Some consulates require that certain documents be notarized, or authenticated by a notary public. If you have a document that needs to be notarized, you can do so right on campus in the Office of General Counsel. Just bring your document and your ID any time between 8:30 and 4:30 Monday through Friday. No appointment is needed.
Many consulates request that you submit your flight itinerary in order to receive your student visa. Unfortunately, if this is the case, it is not possible to wait until you receive a visa to reserve your flight.
Information pertaining to your study abroad program
Generally, consulates want to know what you’re going to be doing overseas, so you’ll almost always have to provide some information about your study abroad program. Be sure to review carefully what the consulate is requiring. For short-term programs (e.g. Spring Break, Winter Break), you will probably have to get a letter from your group leader. For long-term programs (e.g. semester or year), you will probably need an acceptance letter from your institution abroad, and you may need a letter from Case Western Reserve University as well.
If you need to pay your visa fees in person, note that credit cards and personal checks are almost never accepted. You will often have to pay by cash or money order. Be sure to read carefully how much the visa fee is and what forms of payment are acceptable.
If the consulate will be mailing your passport and visa back to you, they will ask you to pay for return postage. If you are mailing your visa application, you’ll need to include an envelope with postage with your application. If you are applying in person, you’ll need to bring this envelope with you. It is very, very important that you pay the extra money for Express Mail or Priority Mail, as these options allow you to track the envelope. If you don’t pay for trackable mail, there is a chance that your passport could get lost in the mail. Be sure, however, to read the consulate’s instructions, as some consulates will only accept envelopes from FedEx, USPS, etc.
FBI or Police Background Check
While most visas don’t require FBI or police background checks, a few countries (notably Spain, Chile, and Greece) do require them for student visas. If the consulate will accept a state or local background check rather than an FBI background check, we generally recommend that you get the state or local background check as the FBI background check usually has a much longer processing time. Information on FBI background checks can be found here.

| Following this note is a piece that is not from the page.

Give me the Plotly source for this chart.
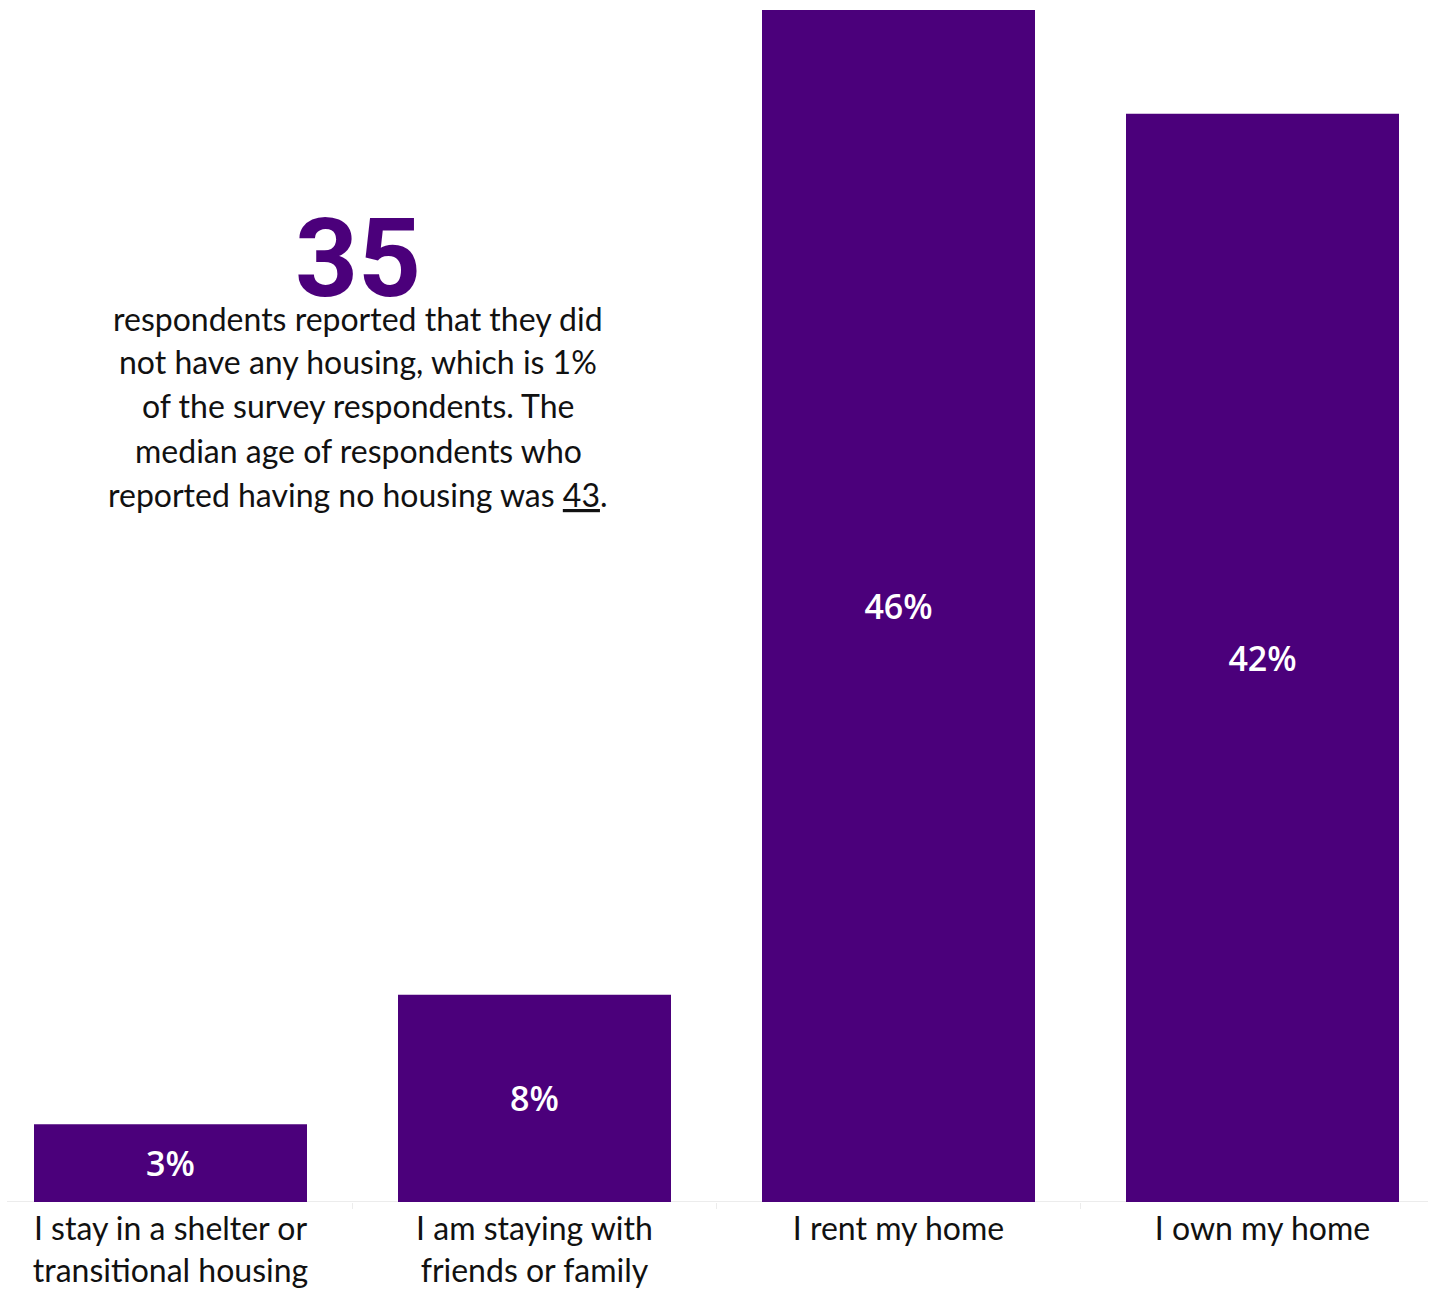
import plotly.graph_objects as go

# Housing situation of survey respondents (share, %)
categories = [
    "I stay in a shelter or<br>transitional housing",
    "I am staying with<br>friends or family",
    "I rent my home",
    "I own my home",
]
shares = [3, 8, 46, 42]

headline_number = "35"
headline_lines = [
    "respondents reported that they did",
    "not have any housing, which is 1%",
    "of the survey respondents. The",
    "median age of respondents who",
    "reported having no housing was "
    "<span style=\"text-decoration:underline\">43</span>.",
]

PURPLE = "#4b007b"
W, H = 1434, 1291
BOTTOM = 89
PLOT_H = H - BOTTOM

fig = go.Figure(
    go.Bar(
        x=categories,
        y=shares,
        width=0.75,
        marker=dict(color=PURPLE, line=dict(width=0)),
        texttemplate="%{y}%",
        textposition="inside",
        insidetextanchor="middle",
        textangle=0,
        constraintext="none",
        textfont=dict(family="Open Sans", size=34, color="white", weight=600),
        hoverinfo="skip",
    )
)

# horizontal range so that each category slot is 364 px wide
slot = 364.0
first_center = 170.5
x0 = -first_center / slot
x1 = (W - first_center) / slot


def py(pixel_y):
    """Convert a pixel row (from the top) to paper coordinates."""
    return 1 - pixel_y / PLOT_H


annotations = [
    dict(
        text="<b>" + headline_number + "</b>",
        xref="paper",
        yref="paper",
        x=358 / W,
        y=py(258),
        xanchor="center",
        yanchor="middle",
        showarrow=False,
        font=dict(family="Roboto", size=110, color=PURPLE, weight=900),
    )
]
# paragraph lines, 44 px apart
for i, line in enumerate(headline_lines):
    annotations.append(
        dict(
            text=line,
            xref="paper",
            yref="paper",
            x=358 / W,
            y=py(318 + 44 * i),
            xanchor="center",
            yanchor="middle",
            align="center",
            showarrow=False,
            font=dict(family="Lato", size=32, color="#111111"),
        )
    )

fig.update_layout(
    width=W,
    height=H,
    margin=dict(l=0, r=0, t=0, b=BOTTOM, pad=0),
    paper_bgcolor="white",
    plot_bgcolor="white",
    showlegend=False,
    bargap=0.25,
    xaxis=dict(
        range=[x0, x1],
        showgrid=False,
        zeroline=False,
        showline=False,
        ticks="outside",
        tickson="boundaries",
        ticklen=6,
        tickwidth=1,
        tickcolor="#ececec",
        ticklabelstandoff=5,
        tickfont=dict(family="Lato", size=32, color="#111111"),
        fixedrange=True,
    ),
    yaxis=dict(
        range=[0, 46 * PLOT_H / 1192.0],
        visible=False,
        fixedrange=True,
    ),
    shapes=[
        dict(
            type="line",
            xref="paper",
            yref="y",
            x0=7 / W,
            x1=1428 / W,
            y0=0,
            y1=0,
            line=dict(color="#ececec", width=2),
            layer="below",
        )
    ],
    annotations=annotations,
)

fig.write_html("out.html")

Some consulates might require you to provide a state ID to prove that you live within their jurisdiction. If you have a driver’s license, this will suffice. If not, you may need to apply for an Ohio state ID. You can do this at any Ohio Bureau of Motor Vehicles branch, or BMV. The closest branches are in Mayfield Heights and University Heights. When you go to get your state ID, you may have to bring some paperwork with you to prove that you reside in the area legally. A list of the acceptable documents you may bring can be found here. (For international students, we recommend that you bring the following items: your passport, I-20, student ID card, and two recent bank statements with your address.) If you are flying to Chicago or another city to apply in person to get your passport, it is very important to have a state ID. This is because you may have to surrender your passport to consulate for processing, and you will need another acceptable form of ID in order to get back on the plane to Cleveland! There is a small fee for the State ID; in Ohio, it costs less than $10.00. The ID is issued on the spot, so you won’t need to return in order to retrieve it.